What have others said about the trips:

  • It’s helpful to see what others have said about previous trips or advice that might be provided online. Again, this gives a sense of what might be on offer, and if it suits you.
  • Consider the demographic of the client base if you can find this out. Will the others on the trip be like you? like minded? Similar goals? Or culturally quite different. Diversity is great, but also consider that if you are spending a large amount of money on a trip, it might be helpful to find out if others might have similar ideas, travel and learning goals. Age group may be relevant if the trip is very physical. ( lots of hiking etc)
  • Another idea is that if you have a few friends that have similar interests, then maybe there is the option of a private trip for your group. Write to the pro and see what the options might be.

To prepare for a trip, and during:

  • Get lots of sleep before you go, as you are usually running all day and night.
  • Make sure you are fit.
  • Know your gear inside and out.
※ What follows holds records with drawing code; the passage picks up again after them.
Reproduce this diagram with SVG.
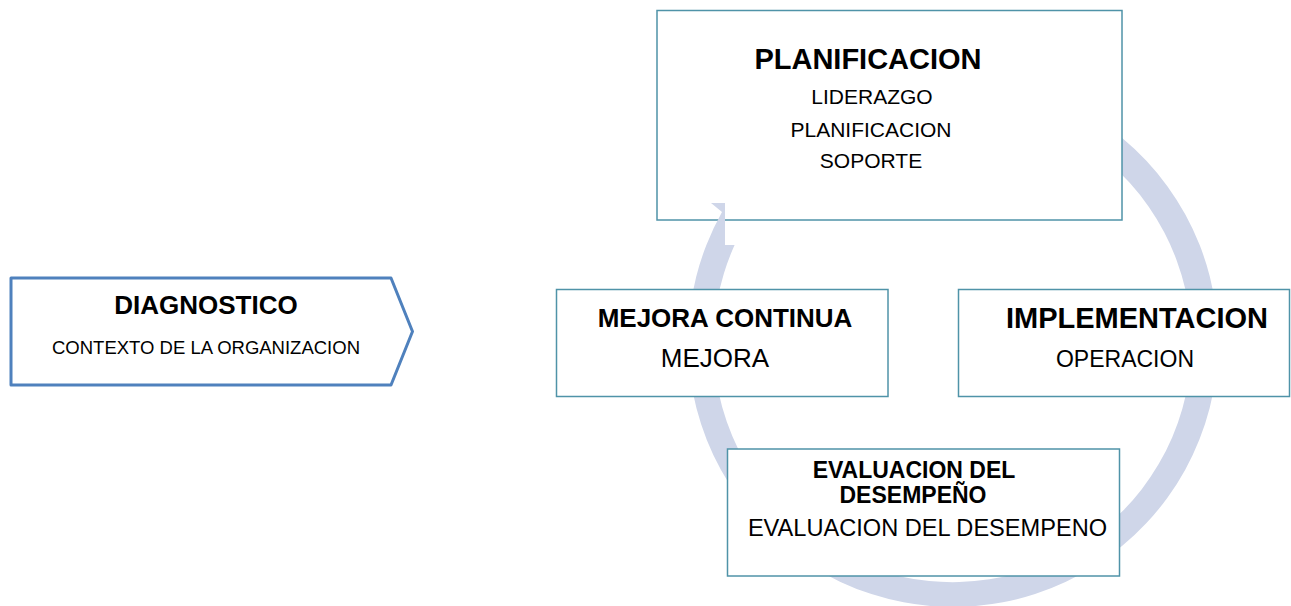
<svg xmlns="http://www.w3.org/2000/svg" width="1291" height="606" viewBox="0 0 1291 606">
<style>
text{font-family:"Liberation Sans",Arial,sans-serif;fill:#000;text-anchor:middle}
.b{font-weight:bold}
.box{fill:#fff;stroke:#4F93A8;stroke-width:1.5}
.ring{fill:#CFD6E9;stroke:none}
</style>
<rect width="1291" height="606" fill="#fff"/>
<g id="connectors">
<path class="ring" d="M734.6 245 A239 239 0 1 0 760.4 201 L739 185.7 A265 265 0 1 1 706.4 245 Z"/>
</g>
<g id="diagnostico">
<polygon points="11,278 391,278 412.5,331.5 391,385 11,385" fill="#fff" stroke="#4F81BD" stroke-width="3" stroke-linejoin="round"/>
<text class="b" x="206" y="314" font-size="26">DIAGNOSTICO</text>
<text x="206" y="354" font-size="18.5">CONTEXTO DE LA ORGANIZACION</text>
</g>
<g id="planificacion">
<rect class="box" x="657" y="10.5" width="465" height="209.5"/>
<text class="b" x="868" y="69" font-size="29">PLANIFICACION</text>
<text x="872" y="104" font-size="21">LIDERAZGO</text>
<text x="871" y="137" font-size="21">PLANIFICACION</text>
<text x="871" y="168" font-size="21">SOPORTE</text>
</g>
<g id="arrowhead">
<path class="ring" d="M711 203 L725 203 L725 245 L706.4 245 A265 265 0 0 1 722 212 Z"/>
</g>
<g id="mejora">
<rect class="box" x="556.5" y="289.5" width="331.5" height="107"/>
<text class="b" x="725" y="327" font-size="26">MEJORA CONTINUA</text>
<text x="715" y="367" font-size="26">MEJORA</text>
</g>
<g id="implementacion">
<rect class="box" x="958.5" y="289.5" width="331" height="107"/>
<text class="b" x="1137" y="328" font-size="29">IMPLEMENTACION</text>
<text x="1125" y="367" font-size="23">OPERACION</text>
</g>
<g id="evaluacion">
<rect class="box" x="727.5" y="449" width="392" height="127"/>
<text class="b" x="914" y="478" font-size="23">EVALUACION DEL</text>
<text class="b" x="913" y="503" font-size="23">DESEMPEÑO</text>
<text x="927.5" y="536" font-size="23.6">EVALUACION DEL DESEMPENO</text>
</g>
</svg>
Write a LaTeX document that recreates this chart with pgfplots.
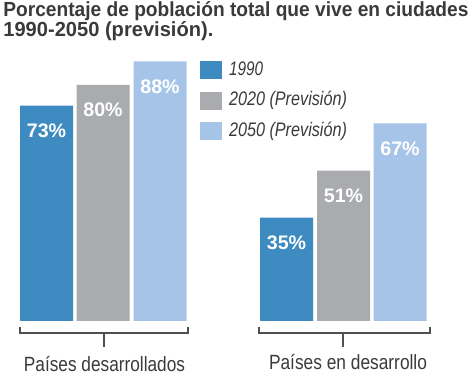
\documentclass[border=0pt]{standalone}
\usepackage{pgfplots}
\pgfplotsset{compat=1.18}
\usepackage{fontspec}
\usepackage{graphicx}
\setmainfont{Liberation Sans}
\definecolor{cA}{HTML}{3D8BC0}
\definecolor{cB}{HTML}{A9ABAE}
\definecolor{cC}{HTML}{A6C4E8}
\definecolor{txt}{HTML}{3A3A3A}
\definecolor{brk}{HTML}{505050}
\newcommand{\fw}[2]{\resizebox{#1}{\height}{#2}}
\begin{document}
\begin{tikzpicture}
\path[use as bounding box] (0,0) rectangle (235.5pt,186.5pt);
\begin{axis}[
  at={(0,0)}, anchor=south west, scale only axis,
  width=235.5pt, height=186.5pt,
  xmin=0, xmax=471, ymin=-17.63, ymax=108.81,
  axis lines=none, clip=false,
  /pgf/number format/assume math mode=true,
  ybar, bar width=53, bar shift=0pt,
  nodes near coords={\pgfmathprintnumber{\pgfplotspointmeta}\%},
  every node near coord/.append style={anchor=center, yshift=-12.5pt,
    font=\fontsize{9.8}{10}\selectfont\bfseries, text=white},
  legend style={at={(axis cs:200,88.1)}, anchor=north west, draw=none, fill=none,
    inner sep=0pt, outer sep=0pt, row sep=6.25pt, column sep=3.5pt,
    font=\fontsize{9.8}{10}\selectfont\itshape, text=txt,
    nodes={inner sep=0pt, text height=7pt, text depth=2pt}},
  legend cell align=left,
  legend image code/.code={\fill[#1] (0pt,-4.5pt) rectangle (11pt,4.5pt);},
]
\addplot[fill=cA, draw=none] coordinates {(46.5,73) (286.5,35)};
\addplot[fill=cB, draw=none] coordinates {(103,80) (343.5,51)};
\addplot[fill=cC, draw=none] coordinates {(160,88) (400,67)};
\legend{\fw{17pt}{1990}, \fw{59pt}{2020 (Previsión)}, \fw{59pt}{2050 (Previsión)}}

\node[anchor=base west, inner sep=0pt, font=\fontsize{10.2}{10}\selectfont\bfseries, text=txt]
  at (axis cs:3,103.05) {\fw{232.5pt}{Porcentaje de población total que vive en ciudades}};
\node[anchor=base west, inner sep=0pt, font=\fontsize{10.2}{10}\selectfont\bfseries, text=txt]
  at (axis cs:3,96.27) {\fw{105pt}{1990-2050 (previsión).}};

\draw[brk, line width=1pt] (axis cs:20,-2.03) -- (axis cs:20,-4.07) -- (axis cs:188,-4.07) -- (axis cs:188,-2.03);
\draw[brk, line width=1pt] (axis cs:104,-4.07) -- (axis cs:104,-8.81);
\draw[brk, line width=1pt] (axis cs:259,-2.03) -- (axis cs:259,-4.07) -- (axis cs:430,-4.07) -- (axis cs:430,-2.03);
\draw[brk, line width=1pt] (axis cs:343,-4.07) -- (axis cs:343,-8.81);

\node[anchor=base, inner sep=0pt, font=\fontsize{10.3}{10}\selectfont, text=txt]
  at (axis cs:104.5,-17.1) {\fw{80.5pt}{Países desarrollados}};
\node[anchor=base, inner sep=0pt, font=\fontsize{10.3}{10}\selectfont, text=txt]
  at (axis cs:348,-16.6) {\fw{79pt}{Países en desarrollo}};
\end{axis}
\end{tikzpicture}
\end{document}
Don’t try out a new camera for the first time on a trip.
  • Have spares (consider 2 camera bodies, spare batteries, make sure everything is working before you leave)
  • Have waterproof and appropriate gear for you and your camera.
  • Don’t take more than you need.
  • Speak up, otherwise it is assumed that you are happy. It’s important that you vocalise and ask for help if that is what you need, or if something is not up to expectation,
  • Ask lots of questions, the pro should be there for you.
  • Ask for feedback, and try to get some image review. Emphasis is usually on shooting time, particularly when the light and weather is good, but in down time or poor weather, this can be great.
  • Interact with others on the trip, there will be a wealth of knowledge and experience in the group.

Have fun….

Chris Roberts
Camberwell Camera Club

2 Responses to Members’ Tips

  1. Dr Mark Hassed February 20, 2015 at 1:18 am

    Thanks! Excellent article.

  2. Carol Griffiths January 24, 2016 at 11:26 pm

    Was sorry I missed your presentation, so will take this advice if I do try a photography tour.Thanks.